At the end of the day, what you need to buy is what fits best. I ran a Stone Glacier X-Curve frame a couple years ago, and as nice as it was, I never could get it to fit me just right. It always rode funny and pinched and pulled. It never fit me, and no matter what I did to it, I couldn't get it to fit right. So, even though it was $650 all in, that didn't matter because it didn't work for me. I'm sub $400 into my Mystery Ranch Metcalf, and for me, it's a superior pack. Not because it's higher quality, but because it fits me better. My buddy runs an Exo K4800, and it's a GREAT pack! He loves it. Before he bought it, he tried my Metcalf and it didn't fit him very well no matter what he did, so he bought the Exo. I tried his Exo and it fit me ok, but not as good as the Metcalf does. Does that mean that I think the Exo is a piece of crap? NO!!! But it doesn't work for me!
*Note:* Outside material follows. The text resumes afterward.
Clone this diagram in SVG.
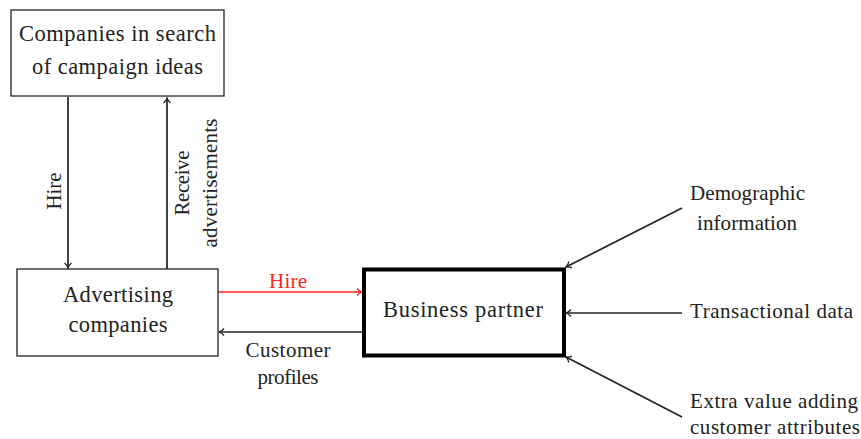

My advice is to make friends with guys who have these packs, or at least frequent your local gun shops enough that you'll meet some acquaintances who will at least let you try them on. That way, you don't take a few hundred dollar bath potentially. I know it's a long, convoluted answer to the OP's question, but having experienced all of this I'm just trying to appropriately illustrate it.